La procédure en appel a connu une jonction de deux dossiers, au motif de la bonne administration de la justice. Surtout, la formation a relevé une méconnaissance des exigences de communication des pièces avant l’audience de plaidoiries. L’arrêt relève que, malgré la production d’un bordereau listant sept pièces, « le dossier comportant les pièces ainsi mentionnées n’a pas été déposé au greffe dans les délais prévus à l’article 912 du code de procédure civile, ni à l’audience […] ni depuis lors ». La cour a alors ordonné la réouverture des débats, afin de permettre un débat contradictoire sur ces documents manquants.

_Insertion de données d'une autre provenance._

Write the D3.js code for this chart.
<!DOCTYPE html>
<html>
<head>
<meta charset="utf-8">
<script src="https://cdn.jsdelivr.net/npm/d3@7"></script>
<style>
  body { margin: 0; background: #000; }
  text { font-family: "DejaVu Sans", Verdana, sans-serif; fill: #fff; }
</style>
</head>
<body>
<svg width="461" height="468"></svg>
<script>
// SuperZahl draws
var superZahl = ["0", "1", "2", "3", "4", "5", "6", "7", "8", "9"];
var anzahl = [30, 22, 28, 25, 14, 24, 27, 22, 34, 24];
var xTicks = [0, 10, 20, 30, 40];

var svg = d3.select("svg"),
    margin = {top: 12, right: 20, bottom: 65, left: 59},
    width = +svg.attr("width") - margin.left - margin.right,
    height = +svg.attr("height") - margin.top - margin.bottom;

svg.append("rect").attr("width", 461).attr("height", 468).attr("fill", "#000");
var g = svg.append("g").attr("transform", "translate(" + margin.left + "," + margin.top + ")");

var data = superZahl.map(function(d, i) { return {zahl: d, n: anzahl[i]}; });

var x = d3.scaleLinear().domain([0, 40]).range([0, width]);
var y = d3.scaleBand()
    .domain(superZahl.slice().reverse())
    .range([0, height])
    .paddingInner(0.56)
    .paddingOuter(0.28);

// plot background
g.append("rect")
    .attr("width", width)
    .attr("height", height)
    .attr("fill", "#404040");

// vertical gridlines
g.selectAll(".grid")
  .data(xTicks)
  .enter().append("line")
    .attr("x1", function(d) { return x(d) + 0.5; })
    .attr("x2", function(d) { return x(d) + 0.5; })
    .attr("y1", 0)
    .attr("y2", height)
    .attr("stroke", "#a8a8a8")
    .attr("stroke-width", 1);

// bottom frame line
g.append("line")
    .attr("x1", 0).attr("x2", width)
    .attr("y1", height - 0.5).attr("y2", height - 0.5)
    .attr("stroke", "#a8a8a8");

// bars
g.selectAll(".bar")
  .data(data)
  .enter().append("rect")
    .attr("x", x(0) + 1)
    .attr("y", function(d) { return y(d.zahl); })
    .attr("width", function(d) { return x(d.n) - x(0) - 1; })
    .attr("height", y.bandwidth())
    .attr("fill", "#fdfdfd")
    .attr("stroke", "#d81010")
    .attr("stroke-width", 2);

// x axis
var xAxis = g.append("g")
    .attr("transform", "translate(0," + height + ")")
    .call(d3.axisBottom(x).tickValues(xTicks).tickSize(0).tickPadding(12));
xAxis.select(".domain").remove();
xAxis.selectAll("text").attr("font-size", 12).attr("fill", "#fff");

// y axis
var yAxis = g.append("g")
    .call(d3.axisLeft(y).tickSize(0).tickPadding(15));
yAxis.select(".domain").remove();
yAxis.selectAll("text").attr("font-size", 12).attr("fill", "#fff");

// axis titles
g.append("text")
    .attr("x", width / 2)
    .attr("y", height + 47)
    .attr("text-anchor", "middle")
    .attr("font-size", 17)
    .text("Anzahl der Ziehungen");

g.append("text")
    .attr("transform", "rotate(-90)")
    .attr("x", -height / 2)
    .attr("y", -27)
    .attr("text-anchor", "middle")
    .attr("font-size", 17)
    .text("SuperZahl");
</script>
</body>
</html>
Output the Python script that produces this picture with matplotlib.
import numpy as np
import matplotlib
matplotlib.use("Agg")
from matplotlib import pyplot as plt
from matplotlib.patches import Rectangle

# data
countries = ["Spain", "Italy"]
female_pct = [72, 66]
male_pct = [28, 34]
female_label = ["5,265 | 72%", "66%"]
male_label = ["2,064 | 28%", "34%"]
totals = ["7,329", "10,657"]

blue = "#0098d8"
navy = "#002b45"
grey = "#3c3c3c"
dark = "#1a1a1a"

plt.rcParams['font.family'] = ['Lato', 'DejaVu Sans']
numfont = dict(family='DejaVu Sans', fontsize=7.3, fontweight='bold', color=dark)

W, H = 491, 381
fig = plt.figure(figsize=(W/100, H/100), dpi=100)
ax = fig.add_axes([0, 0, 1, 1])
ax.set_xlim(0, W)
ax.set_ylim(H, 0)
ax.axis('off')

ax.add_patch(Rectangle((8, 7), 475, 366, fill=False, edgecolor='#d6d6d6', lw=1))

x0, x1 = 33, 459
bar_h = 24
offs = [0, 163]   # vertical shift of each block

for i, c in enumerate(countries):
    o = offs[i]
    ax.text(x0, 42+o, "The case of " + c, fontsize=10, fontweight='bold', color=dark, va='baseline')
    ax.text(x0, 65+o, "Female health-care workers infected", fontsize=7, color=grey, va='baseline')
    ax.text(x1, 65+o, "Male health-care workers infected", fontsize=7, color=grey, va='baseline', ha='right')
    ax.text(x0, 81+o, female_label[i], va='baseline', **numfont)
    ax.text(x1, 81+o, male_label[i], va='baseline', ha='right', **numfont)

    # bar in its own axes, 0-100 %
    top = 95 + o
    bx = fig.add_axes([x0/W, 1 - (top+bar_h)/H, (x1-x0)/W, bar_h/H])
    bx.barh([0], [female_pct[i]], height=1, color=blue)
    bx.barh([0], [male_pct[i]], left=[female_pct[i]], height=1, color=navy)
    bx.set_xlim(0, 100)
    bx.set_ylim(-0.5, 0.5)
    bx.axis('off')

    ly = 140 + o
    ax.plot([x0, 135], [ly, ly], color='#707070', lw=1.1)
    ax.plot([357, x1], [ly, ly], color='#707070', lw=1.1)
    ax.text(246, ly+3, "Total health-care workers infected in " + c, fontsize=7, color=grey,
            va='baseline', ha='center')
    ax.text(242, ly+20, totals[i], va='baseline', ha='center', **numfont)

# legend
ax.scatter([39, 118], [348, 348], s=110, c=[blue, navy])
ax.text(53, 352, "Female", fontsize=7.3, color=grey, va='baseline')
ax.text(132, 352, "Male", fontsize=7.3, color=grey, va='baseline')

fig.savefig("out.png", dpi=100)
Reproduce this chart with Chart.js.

La question de droit portait sur l’office du juge d’appel face à l’absence de dépôt effectif de pièces mentionnées dans un bordereau et sur la nécessité de garantir le contradictoire par une réouverture des débats. La Cour répond qu’« en application de l’article 16 du code de procédure civile, la réouverture des débats sera ordonnée afin que les parties s’expliquent contradictoirement » sur l’absence au dossier des pièces annoncées. La solution s’articule aussi autour de la gestion procédurale de l’instance par la jonction, retenue « en application des dispositions de l’article 367 du code de procédure civile », la « bonne administration de la justice [commandant] de joindre ces deux instances ».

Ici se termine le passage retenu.